Он был чуток к любви и безгранично предан тем, кого заключил в свое
сердце. Но именно эта бесконечная преданность и делала его требовательным.
Одна фальшивая нота заставляла его съежиться в самом себе и нарушала все
душевное равновесие. Восстановление прежних отношений было уже
немыслимым. Нежнейшие струны, вновь связанные, не могли издавать прежнего
чистого звука. При всем желании возобновить прерванные отношения, этого не
удавалось Лермонтову, и он переходил к сарказму, в котором не щадил ни себя, ни
других. От этого он внутренне чувствовал себя ещё более несчастным.

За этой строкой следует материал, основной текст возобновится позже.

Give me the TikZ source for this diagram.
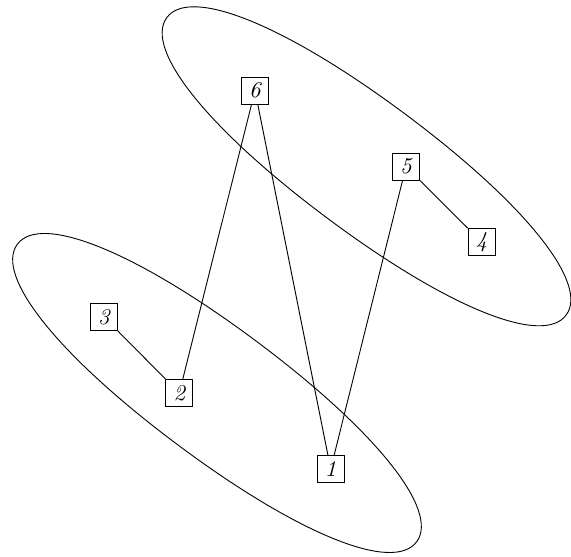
\documentclass[tikz,border=0pt]{standalone}
\tikzset{
  vbox/.style={draw, line width=0.4pt, inner sep=0pt, minimum width=12pt, minimum height=12pt, font=\itshape},
  link/.style={line width=0.4pt},
  group/.style={line width=0.4pt}
}
\newcommand{\grpshape}{(249,0) .. controls (249,39) and (149.4,65) .. (0,65)
  .. controls (-149.4,65) and (-249,39) .. (-249,0)
  .. controls (-249,-39) and (-149.4,-65) .. (0,-65)
  .. controls (149.4,-65) and (249,-39) .. (249,0) -- cycle}
\begin{document}
\begin{tikzpicture}[x=0.444pt,y=-0.444pt]
\useasboundingbox (0,0) rectangle (571,557);
\begin{scope}[shift={(366.5,166.3)}, rotate=-36.7]
\draw[group] \grpshape;
\end{scope}
\begin{scope}[shift={(217,393)}, rotate=-36.7]
\draw[group] \grpshape;
\end{scope}
\node[vbox] (n6) at (255,90.5) {6};
\node[vbox] (n5) at (406,166.7) {5};
\node[vbox] (n4) at (481.7,242) {4};
\node[vbox] (n3) at (104,317) {3};
\node[vbox] (n2) at (179.3,393) {2};
\node[vbox] (n1) at (330.7,469) {1};
\draw[link] (n6) -- (n2);
\draw[link] (n6) -- (n1);
\draw[link] (n5) -- (n1);
\draw[link] (n5) -- (n4);
\draw[link] (n3) -- (n2);
\end{tikzpicture}
\end{document}
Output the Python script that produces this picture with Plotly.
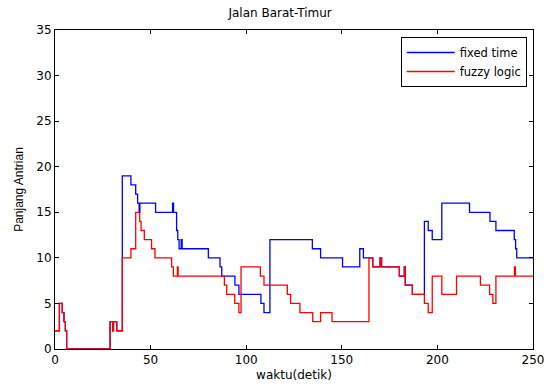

Необычная сосредоточенность Лермонтова в себе давала его взгляду
остроту и силу, чтобы иногда разрывать сеть внешней причинности и проникать в
другую, более глубокую связь существующего, — это была способность
пророческая, и если Лермонтов не был ни пророком, в настоящем смысле этого
слова, ни таким прорицателем, как его предок Фома Рифмач, то лишь потому, что
он не давал этой своей способности никакого объективного применения. Он не
был занят ни мировыми историческими судьбами своего отечества, ни судьбою
своих ближних, а единственно только своею собственной судьбой, — и тут он,
конечно, был более пророк, чем кто-либо из поэтов.
Он испытывал власть судьбы. Он вперёд, так сказать, теоретически
изведывал жизнь и страдание с самого детства. Он страдал более чем жил.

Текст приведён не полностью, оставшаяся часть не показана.